Come fidarsi del PD ruvese dopo l’esito dell’ultima amministrazione?
Un sindaco uscente che ha offerto il suo nome per nascondere i reali interessi e conflitti che laceravano i componenti del Consiglio e della Giunta, senza una reale opposizione che fosse orientata a denunciare gli errori e gli abusi che si andavano prospettando.
Un sindaco che sembrava disposto a prendere ordini da chi gli era stato messo accanto e non riusciva a dissociarsi da possibili complicità; e tuttavia cercava di rassicurare i cittadini sulla correttezza delle scelte e sull’assenza di interessi diversi da quelli della cittadinanza.
Chi sa quanti hanno creduto a queste rassicuranti dichiarazioni. Ora questo volto non serve più e si è deciso renzianamente di rottamarlo, liquidandolo con elogi, attestazioni di stima e smaglianti sorrisi. Che bella cosa!
Nel contempo si è ufficializzato il risultato della lunga ricerca e corteggiamento di un altro simbolo, un candidato di elevato livello culturale e di provata intelligenza, capace di togliere le castagne dal fuoco.
Nessun dubbio sulla personalità e le capacità di Pasquale Chieco; più di uno sulla sua scelta di prestarsi alla politica amministrativa in questo contesto locale così condizionato da intrighi, aspirazioni personali, ipoteche ed astuti condizionamenti.
Come mettere insieme istanze contrastanti e terribili conflitti? Ma veramente si può credere ad una improvvisa conversione delle persone che affiancheranno il nuovo sindaco, mettendo da parte le prassi e le scelte clientelari e distogliendo gli occhi dai grandi interessi privati?
O qualcuno crede che si lascerà operare il futuro primo cittadino in piena autonomia e con l’attuazione di un suo programma, diverso dai desiderata dei gruppi di sostegno?
Delle due l’una: o ci sarà subito una rottura, o si continuerà come si è sempre fatto, con i conflitti di interessi, gli uffici addomesticati, le pressioni per far passare squallide delibere, con l’etichetta “nel supremo interesse della popolazione ruvese”. Sarà molto dura, se non fallimentare, resistere alla ingordigia di qualche volpone ed alle lusinghe ammalianti di alcune sirene.
Certo non mancheranno le promesse elettorali, i discorsi rassicuranti, i programmi copiati dal migliore archivio dei buoni propositi, le dichiarazioni di fedeltà agli impegni presi con i cittadini, ma questi dureranno fino alla espressione del voto.

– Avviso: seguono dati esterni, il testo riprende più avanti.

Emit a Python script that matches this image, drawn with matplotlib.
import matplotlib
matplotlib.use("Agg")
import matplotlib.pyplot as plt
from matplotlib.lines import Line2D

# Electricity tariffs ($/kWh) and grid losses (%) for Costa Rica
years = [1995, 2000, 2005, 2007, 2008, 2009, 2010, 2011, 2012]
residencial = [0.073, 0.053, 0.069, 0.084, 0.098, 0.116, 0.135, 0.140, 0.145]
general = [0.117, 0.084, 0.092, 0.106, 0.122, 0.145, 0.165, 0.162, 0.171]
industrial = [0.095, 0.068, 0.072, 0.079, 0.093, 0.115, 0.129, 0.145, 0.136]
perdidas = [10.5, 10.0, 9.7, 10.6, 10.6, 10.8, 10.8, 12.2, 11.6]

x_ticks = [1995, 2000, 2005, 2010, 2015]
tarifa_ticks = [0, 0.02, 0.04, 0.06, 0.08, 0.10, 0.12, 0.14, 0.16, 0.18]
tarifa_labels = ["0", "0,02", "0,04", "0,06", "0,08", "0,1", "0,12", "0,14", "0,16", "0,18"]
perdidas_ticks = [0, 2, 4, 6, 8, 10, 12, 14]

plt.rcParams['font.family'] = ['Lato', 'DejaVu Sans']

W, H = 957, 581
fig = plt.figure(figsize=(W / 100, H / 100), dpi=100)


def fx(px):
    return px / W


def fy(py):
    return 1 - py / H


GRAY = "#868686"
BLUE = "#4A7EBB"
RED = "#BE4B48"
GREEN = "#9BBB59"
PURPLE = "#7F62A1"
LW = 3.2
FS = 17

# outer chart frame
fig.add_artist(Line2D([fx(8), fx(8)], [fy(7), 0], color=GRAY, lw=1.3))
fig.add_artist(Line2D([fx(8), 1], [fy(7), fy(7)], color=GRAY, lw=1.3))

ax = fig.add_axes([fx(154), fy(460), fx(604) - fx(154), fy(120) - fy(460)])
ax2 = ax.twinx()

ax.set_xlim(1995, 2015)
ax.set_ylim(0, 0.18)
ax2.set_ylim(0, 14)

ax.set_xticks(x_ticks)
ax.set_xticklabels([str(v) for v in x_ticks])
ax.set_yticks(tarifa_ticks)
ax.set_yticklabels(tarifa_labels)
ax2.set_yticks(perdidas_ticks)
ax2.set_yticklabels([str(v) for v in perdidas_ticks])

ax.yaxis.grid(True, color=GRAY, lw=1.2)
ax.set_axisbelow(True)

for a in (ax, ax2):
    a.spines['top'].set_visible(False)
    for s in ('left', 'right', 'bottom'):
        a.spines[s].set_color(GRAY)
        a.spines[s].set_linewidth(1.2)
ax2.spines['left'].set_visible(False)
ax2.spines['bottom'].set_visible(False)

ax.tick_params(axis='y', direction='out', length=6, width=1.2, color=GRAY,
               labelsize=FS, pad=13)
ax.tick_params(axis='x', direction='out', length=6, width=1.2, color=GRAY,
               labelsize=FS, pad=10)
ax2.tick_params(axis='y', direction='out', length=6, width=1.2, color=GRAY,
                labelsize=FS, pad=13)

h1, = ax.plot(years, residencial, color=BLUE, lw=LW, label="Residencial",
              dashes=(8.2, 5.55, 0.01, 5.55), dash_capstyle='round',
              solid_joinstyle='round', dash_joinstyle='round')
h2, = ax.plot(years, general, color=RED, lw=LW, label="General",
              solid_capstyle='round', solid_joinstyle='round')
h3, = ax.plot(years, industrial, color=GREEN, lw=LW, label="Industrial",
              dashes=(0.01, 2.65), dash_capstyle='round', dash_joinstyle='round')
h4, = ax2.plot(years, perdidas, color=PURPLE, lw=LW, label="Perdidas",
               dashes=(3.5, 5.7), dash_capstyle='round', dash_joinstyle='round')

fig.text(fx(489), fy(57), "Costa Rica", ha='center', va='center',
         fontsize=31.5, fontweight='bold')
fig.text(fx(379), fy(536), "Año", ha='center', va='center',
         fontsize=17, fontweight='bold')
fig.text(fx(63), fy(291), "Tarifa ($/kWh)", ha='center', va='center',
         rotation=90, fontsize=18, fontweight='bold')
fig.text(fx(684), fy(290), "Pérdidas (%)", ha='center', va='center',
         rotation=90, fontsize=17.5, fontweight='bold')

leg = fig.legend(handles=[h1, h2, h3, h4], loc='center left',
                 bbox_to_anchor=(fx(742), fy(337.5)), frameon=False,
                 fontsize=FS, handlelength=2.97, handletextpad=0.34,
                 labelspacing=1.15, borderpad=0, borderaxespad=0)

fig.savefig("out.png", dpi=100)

Dopo sarà un’altra storia, al di là delle sincere e convinte promesse del candidato.
Il neo sindaco sarà prima corteggiato, poi consigliato, successivamente invitato, poi costretto, se non minacciato o ricattato.

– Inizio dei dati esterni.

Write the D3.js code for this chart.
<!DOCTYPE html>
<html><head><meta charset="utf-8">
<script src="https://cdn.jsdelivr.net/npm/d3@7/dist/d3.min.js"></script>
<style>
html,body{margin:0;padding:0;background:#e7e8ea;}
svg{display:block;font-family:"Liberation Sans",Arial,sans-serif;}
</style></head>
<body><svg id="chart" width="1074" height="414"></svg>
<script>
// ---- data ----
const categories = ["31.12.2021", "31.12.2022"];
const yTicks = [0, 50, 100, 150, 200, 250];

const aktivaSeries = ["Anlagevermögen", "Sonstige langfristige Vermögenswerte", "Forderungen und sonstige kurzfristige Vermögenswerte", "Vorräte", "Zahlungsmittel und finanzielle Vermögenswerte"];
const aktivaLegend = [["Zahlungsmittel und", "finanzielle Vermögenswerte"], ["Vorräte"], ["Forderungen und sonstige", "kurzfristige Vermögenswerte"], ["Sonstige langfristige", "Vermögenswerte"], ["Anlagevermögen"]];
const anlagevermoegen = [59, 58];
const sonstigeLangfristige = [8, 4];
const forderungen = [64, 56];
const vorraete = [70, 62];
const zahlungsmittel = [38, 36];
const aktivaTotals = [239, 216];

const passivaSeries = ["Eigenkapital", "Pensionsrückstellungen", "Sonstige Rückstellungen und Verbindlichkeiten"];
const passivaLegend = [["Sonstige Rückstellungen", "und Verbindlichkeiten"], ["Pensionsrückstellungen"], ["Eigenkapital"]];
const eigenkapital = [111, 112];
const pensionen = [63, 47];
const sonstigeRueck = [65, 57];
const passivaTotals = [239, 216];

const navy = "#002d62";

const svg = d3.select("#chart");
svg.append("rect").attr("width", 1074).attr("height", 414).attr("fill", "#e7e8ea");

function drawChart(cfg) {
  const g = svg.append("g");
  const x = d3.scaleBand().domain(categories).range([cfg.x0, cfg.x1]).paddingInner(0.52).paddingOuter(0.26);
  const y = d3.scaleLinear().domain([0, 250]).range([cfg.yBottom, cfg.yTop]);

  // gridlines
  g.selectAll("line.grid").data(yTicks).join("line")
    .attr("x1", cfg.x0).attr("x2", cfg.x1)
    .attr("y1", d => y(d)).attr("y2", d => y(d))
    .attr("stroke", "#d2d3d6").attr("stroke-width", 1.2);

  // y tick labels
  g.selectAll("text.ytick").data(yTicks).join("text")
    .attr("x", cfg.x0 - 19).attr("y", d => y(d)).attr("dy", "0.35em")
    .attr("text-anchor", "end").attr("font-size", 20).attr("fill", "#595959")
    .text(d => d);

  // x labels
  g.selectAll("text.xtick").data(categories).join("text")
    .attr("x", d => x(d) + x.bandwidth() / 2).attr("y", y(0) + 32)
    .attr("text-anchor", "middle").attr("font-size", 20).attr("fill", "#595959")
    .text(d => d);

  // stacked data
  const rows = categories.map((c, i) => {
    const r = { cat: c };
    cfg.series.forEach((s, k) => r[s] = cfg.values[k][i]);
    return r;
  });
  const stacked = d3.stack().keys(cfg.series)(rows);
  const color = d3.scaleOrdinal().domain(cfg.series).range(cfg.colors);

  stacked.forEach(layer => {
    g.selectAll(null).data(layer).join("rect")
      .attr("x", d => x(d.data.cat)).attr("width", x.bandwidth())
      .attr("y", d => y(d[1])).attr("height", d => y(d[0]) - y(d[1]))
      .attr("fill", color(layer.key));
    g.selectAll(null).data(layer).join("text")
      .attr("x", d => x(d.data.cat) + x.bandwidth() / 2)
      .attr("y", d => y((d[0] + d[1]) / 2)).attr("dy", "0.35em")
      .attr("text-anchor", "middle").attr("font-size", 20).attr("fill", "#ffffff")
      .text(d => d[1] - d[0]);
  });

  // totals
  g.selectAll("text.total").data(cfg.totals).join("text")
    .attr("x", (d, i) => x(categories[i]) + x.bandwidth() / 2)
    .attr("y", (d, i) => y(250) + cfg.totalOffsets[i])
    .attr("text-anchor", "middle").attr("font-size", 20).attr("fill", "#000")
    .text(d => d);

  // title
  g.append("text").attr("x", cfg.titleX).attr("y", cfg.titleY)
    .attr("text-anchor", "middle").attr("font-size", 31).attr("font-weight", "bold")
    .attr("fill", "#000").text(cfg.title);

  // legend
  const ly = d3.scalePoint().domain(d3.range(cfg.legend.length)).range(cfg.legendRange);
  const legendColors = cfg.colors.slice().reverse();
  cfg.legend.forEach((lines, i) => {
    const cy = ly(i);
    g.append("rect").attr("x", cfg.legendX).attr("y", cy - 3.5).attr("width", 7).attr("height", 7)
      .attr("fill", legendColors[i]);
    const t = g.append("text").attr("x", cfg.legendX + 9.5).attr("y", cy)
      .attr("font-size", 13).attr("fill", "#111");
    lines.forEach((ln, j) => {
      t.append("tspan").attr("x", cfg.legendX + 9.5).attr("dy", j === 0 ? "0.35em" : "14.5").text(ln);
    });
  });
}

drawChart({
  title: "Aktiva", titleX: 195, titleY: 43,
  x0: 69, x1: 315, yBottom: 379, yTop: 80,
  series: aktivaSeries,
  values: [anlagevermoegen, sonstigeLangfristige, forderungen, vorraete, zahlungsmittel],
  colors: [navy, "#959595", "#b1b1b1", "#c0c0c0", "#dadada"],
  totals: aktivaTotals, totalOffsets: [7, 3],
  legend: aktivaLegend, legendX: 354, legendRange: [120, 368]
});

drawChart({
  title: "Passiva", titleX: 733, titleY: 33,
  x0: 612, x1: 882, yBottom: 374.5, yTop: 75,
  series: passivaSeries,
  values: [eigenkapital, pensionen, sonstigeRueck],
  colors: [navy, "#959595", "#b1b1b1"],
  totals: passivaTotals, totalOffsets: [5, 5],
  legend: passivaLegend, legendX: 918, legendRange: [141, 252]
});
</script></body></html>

Nella eventualità di una resa, si ripeterà il consumato cliché dei compromessi, degli accordi di corridoio, delle decisioni assunte nelle segreterie o nei bar riservati, della solita amministrazione clientelare e familiare; nell’altra eventualità della resistenza a tutte le lusinghe e pressioni si para la inevitabile prospettiva del ritorno alle urne.
Del resto immaginare che le logiche di partito possano effettivamente favorire le scelte locali di amministrazioni scevre da condizionamenti esterni è pura follia. L’intreccio di pressioni, condizionamenti e dipendenze saranno i legacci che imbriglieranno le scelte locali.
Pare invece possibile che siano solo i movimenti locali e le liste civiche la vera soluzione di una gestione attenta alle esigenze della cittadinanza. La storia di questi ultimi anni ha dimostrato che molte scelte erano suggerite da sedi centrali più o meno distanti, portatrici di interessi non sempre in linea con le reali esigenze locali, magari con scambi di favori coerenti con la rete di relazioni da tempo intessute e consolidate.
La rottura con il passato e con le pratiche amministrative codificate dentro e fuori il Comune richiede una svolta che possa significare totale rinnovamento, che allo stato attuale sembra lontano a venire.
Bisogna ancora attendere. Quando ci sarà all’orizzonte qualcuno disposto a prendere sul serio ciò che annuncia Papa Francesco: “No a sete di guadagno, favoritismi e disonestà”.